The Palestinians have their pride on the line. Leaders have said they don't care what happens to the greenhouses, just as long as the Israelis get out. The also very proud, angry right wing of Israeli society - the group that includes the settlers in Gaza - simply doesn't want the Palestinians to profit in any way from the work of the Israeli settlers - out of spite, these settlers would rather destroy the greenhouses than leave them to be worked and profited from by the Palestinians after they leave.

Of course, money often speaks louder than ideology, and the Israeli government has proposed paying the settlers higher compensation for their abandoned lands if the greenhouses are left in a workable state that can immediately start earning profits for the Palestinians. The related issue involving housing was simple - earlier this week the Israelis agreed to destroy all of their houses, schools, synagogues and evacuate their cemeteries (Palestinians have no use for these; the Israelis are rightly fearful of desecration). The Palestinians will be paid to clean up the rubble (the point being to get the Israelis out as quickly as possible: if Israel were responsible for the cleanup, soldiers would have to remain in Gaza long after the pullout date). This is a snub the settlers can agree to: as a last move, leave the Palestinians our mess to clean up.

But the settlers are caught in their own world of irreality. They refuse, or are incapable, of seeing how short sightedness on the greenhouses issue can only make life more difficult for Isarel and its relations with the Palestians. Some, who still refuse to accept the upcoming evacuation, still plant flowers adjacent to the high concrete walls that isolate them from the Palestinian population. Will they leave these flowers behind, or uproot them as well?

But the settlers aren’t the only ones to blame here, by any means. The Palestinians have adopted anger as the national passtime. Free moments are spent discussing how Israel is the root of all of their problems (similar conversations occur even in the most remote corners of the Arab world). When a watermain breaks in Gaza City, it is surely due to Israeli sabbotage. The Palestinians have selective memories, however. They seem to forget that their attempt to destroy Israel and its Jewish population, first in the war of Independence in 1948, next in the six-day war of 1967, resulted in their defeat. The Israelis did not initiate this tragedy and, with neighbors bent on their annihilation, they have had no choice but to control their borders as tightly as possible to ensure that future attempts at their destruction would never come to pass.

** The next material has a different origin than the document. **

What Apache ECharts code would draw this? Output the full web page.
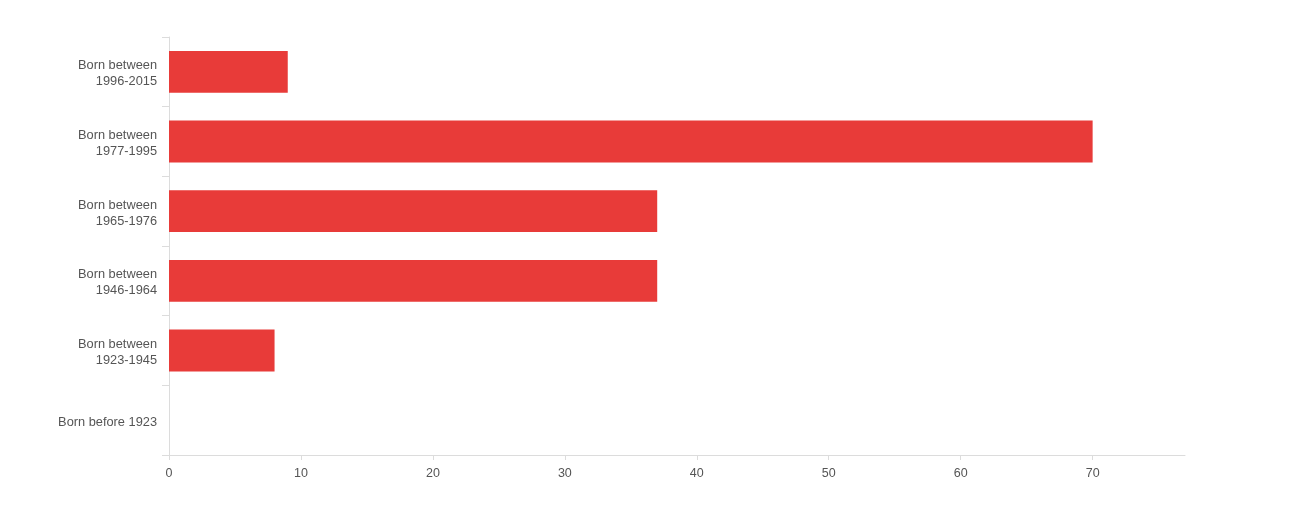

The Israelis are taking a huge, if inevitable risk in returning Gaza to Palestinian control. Without direct involvement of the Israeli military inside Gaza, the Palestinians will have much more latitude to bring in weapons under cover and launch close range attacks on Israeli settlements near the border. But Gazans have much to lose. Their attacks will surely bring retribution from the Israelis, a re-invasion of Gaza, and the accomplishments of the summer of 2005 will be erased, clocks will be reversed and the current, interminable, bloody stalemate will resume. Both sides will need to swallow hard if the pullback is to lead to a better future, an important marker on the road to peace.